▸ Data shown
#####

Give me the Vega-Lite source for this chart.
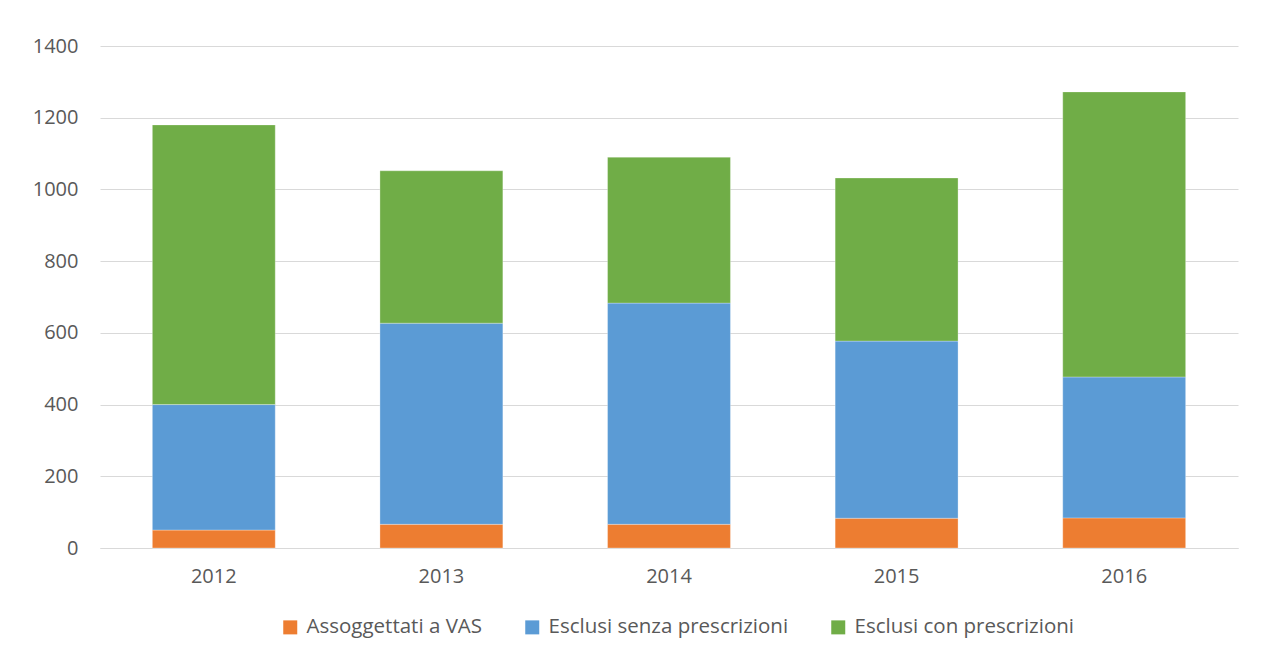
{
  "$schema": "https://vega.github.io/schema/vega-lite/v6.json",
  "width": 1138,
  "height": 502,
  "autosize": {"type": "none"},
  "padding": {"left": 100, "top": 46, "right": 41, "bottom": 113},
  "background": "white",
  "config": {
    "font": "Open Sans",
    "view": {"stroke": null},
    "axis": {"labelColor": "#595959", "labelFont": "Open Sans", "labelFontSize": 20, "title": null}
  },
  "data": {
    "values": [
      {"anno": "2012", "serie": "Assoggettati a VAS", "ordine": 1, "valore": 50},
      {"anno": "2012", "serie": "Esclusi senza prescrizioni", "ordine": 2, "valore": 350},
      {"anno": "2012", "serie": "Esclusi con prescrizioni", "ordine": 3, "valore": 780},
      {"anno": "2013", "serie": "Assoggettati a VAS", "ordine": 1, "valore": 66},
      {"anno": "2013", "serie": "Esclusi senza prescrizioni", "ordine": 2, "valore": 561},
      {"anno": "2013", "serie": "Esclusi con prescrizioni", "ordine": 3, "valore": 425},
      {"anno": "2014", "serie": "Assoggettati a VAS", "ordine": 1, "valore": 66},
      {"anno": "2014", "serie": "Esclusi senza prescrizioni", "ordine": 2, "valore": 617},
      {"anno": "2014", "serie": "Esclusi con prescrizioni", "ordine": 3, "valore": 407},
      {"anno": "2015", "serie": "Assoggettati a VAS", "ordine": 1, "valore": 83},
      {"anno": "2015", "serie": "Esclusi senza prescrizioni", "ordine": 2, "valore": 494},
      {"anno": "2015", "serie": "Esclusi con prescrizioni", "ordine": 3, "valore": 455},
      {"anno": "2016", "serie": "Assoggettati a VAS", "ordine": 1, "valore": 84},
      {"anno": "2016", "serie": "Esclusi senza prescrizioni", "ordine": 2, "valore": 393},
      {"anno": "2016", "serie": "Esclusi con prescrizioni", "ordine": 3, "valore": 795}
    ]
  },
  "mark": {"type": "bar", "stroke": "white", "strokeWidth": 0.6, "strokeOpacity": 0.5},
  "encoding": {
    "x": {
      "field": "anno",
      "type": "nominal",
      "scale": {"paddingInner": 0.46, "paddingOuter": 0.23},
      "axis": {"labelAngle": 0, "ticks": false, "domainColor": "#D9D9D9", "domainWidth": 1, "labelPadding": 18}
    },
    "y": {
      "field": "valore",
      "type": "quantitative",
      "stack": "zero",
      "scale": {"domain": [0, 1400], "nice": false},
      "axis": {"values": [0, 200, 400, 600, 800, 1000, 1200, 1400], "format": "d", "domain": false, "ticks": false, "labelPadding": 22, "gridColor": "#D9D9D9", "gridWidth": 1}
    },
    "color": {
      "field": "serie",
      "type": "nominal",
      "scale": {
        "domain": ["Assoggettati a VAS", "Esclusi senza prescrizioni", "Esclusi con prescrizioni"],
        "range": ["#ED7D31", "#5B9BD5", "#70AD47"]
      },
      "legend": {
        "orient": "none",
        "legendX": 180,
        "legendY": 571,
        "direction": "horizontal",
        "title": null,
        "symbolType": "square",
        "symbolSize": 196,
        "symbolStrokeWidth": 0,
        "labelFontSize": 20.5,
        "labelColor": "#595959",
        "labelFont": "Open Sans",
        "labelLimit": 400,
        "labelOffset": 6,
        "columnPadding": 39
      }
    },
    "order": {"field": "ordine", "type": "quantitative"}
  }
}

#####

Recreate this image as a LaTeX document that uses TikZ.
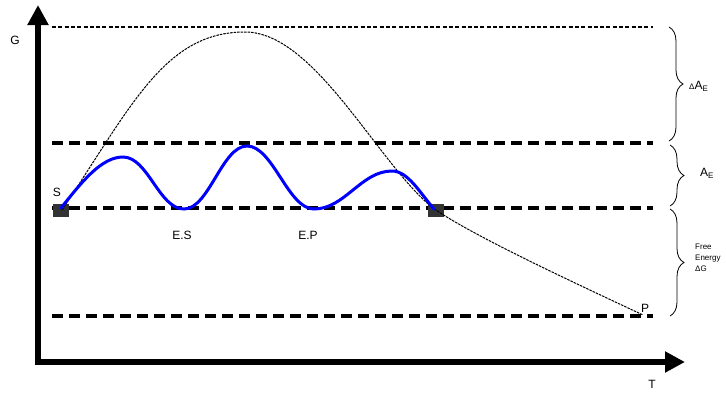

#####

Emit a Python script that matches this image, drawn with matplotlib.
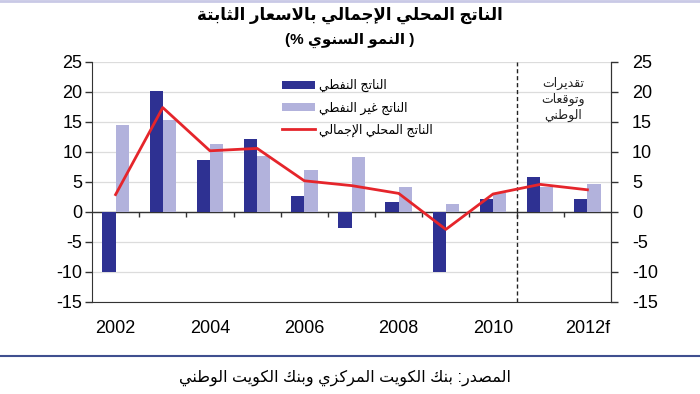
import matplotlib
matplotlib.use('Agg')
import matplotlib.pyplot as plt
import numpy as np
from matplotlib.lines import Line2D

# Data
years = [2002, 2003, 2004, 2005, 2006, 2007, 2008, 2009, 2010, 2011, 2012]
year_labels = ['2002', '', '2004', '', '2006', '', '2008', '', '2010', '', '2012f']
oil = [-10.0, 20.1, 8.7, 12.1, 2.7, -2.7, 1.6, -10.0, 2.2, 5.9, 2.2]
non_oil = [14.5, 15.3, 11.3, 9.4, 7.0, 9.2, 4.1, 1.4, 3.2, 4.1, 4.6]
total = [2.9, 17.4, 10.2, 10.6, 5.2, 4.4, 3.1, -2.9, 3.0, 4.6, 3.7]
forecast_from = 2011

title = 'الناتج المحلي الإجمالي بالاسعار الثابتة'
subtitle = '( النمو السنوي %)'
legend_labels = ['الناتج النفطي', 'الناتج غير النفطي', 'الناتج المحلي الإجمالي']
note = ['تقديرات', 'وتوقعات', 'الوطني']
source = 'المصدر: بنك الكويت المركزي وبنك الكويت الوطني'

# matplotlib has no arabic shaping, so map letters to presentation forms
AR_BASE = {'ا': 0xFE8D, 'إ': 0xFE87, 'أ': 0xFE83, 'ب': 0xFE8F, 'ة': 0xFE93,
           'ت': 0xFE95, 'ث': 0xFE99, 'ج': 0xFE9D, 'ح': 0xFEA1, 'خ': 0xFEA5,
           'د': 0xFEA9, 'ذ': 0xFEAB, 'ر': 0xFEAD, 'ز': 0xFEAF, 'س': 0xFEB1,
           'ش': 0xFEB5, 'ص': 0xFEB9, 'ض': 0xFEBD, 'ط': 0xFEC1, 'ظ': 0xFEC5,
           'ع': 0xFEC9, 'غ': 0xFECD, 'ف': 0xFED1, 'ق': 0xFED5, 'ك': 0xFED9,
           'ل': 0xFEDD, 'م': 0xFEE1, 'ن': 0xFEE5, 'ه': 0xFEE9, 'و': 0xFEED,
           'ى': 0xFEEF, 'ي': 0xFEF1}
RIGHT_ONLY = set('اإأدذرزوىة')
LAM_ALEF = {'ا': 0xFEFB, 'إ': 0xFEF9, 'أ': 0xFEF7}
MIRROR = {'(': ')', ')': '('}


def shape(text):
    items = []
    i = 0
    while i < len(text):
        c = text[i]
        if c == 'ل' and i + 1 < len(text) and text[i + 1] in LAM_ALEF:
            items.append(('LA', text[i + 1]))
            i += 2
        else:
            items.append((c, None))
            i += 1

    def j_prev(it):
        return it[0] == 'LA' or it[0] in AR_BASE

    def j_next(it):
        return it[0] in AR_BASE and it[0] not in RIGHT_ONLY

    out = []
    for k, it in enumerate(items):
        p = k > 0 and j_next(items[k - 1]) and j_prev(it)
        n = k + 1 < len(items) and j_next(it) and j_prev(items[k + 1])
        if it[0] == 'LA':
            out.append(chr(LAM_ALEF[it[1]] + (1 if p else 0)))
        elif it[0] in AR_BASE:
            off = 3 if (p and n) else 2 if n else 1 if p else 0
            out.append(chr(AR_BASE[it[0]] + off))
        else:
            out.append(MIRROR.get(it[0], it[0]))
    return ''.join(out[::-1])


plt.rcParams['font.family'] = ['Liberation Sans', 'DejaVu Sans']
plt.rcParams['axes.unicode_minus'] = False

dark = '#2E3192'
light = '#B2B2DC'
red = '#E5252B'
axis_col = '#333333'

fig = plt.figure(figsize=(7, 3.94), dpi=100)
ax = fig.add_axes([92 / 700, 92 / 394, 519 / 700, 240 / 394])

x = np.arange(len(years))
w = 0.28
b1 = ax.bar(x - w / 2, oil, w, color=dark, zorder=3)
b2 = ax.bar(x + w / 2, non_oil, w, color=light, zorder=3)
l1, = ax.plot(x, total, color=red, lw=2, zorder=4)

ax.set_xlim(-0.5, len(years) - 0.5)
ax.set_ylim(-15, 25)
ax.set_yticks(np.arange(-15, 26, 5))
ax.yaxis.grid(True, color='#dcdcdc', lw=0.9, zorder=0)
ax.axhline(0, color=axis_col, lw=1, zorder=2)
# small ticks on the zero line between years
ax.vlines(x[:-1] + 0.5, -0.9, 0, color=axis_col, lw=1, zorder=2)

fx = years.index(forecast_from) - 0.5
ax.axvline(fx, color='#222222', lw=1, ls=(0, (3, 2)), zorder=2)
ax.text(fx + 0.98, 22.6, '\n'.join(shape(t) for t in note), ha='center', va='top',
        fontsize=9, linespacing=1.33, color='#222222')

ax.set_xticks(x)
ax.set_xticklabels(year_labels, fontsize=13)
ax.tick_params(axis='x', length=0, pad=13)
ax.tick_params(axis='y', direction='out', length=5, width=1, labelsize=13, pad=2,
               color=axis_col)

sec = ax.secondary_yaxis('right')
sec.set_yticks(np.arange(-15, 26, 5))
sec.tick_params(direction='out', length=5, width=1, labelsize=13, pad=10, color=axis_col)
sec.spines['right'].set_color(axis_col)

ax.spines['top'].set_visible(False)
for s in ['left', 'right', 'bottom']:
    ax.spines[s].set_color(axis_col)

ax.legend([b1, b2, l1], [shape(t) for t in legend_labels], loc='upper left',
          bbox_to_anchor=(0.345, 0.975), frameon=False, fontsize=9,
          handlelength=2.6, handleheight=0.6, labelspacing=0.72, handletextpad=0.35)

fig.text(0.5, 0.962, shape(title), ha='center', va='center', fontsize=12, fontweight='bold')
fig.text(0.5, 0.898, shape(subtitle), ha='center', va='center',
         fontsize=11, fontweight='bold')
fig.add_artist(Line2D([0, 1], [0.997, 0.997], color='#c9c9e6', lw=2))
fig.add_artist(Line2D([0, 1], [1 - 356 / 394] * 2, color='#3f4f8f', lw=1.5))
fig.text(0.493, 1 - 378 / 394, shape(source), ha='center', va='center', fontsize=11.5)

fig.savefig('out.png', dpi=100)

#####

▸ The task
Everything above from the line with "Emit a Python" through the line with "source = 'المصدر: بنك" should be retyped exactly, and nothing else; omit pictures.

▸ Worked solution
Emit a Python script that matches this image, drawn with matplotlib.
import matplotlib
matplotlib.use('Agg')
import matplotlib.pyplot as plt
import numpy as np
from matplotlib.lines import Line2D

# Data
years = [2002, 2003, 2004, 2005, 2006, 2007, 2008, 2009, 2010, 2011, 2012]
year_labels = ['2002', '', '2004', '', '2006', '', '2008', '', '2010', '', '2012f']
oil = [-10.0, 20.1, 8.7, 12.1, 2.7, -2.7, 1.6, -10.0, 2.2, 5.9, 2.2]
non_oil = [14.5, 15.3, 11.3, 9.4, 7.0, 9.2, 4.1, 1.4, 3.2, 4.1, 4.6]
total = [2.9, 17.4, 10.2, 10.6, 5.2, 4.4, 3.1, -2.9, 3.0, 4.6, 3.7]
forecast_from = 2011

title = 'الناتج المحلي الإجمالي بالاسعار الثابتة'
subtitle = '( النمو السنوي %)'
legend_labels = ['الناتج النفطي', 'الناتج غير النفطي', 'الناتج المحلي الإجمالي']
note = ['تقديرات', 'وتوقعات', 'الوطني']
source = 'المصدر: بنك الكويت المركزي وبنك الكويت الوطني'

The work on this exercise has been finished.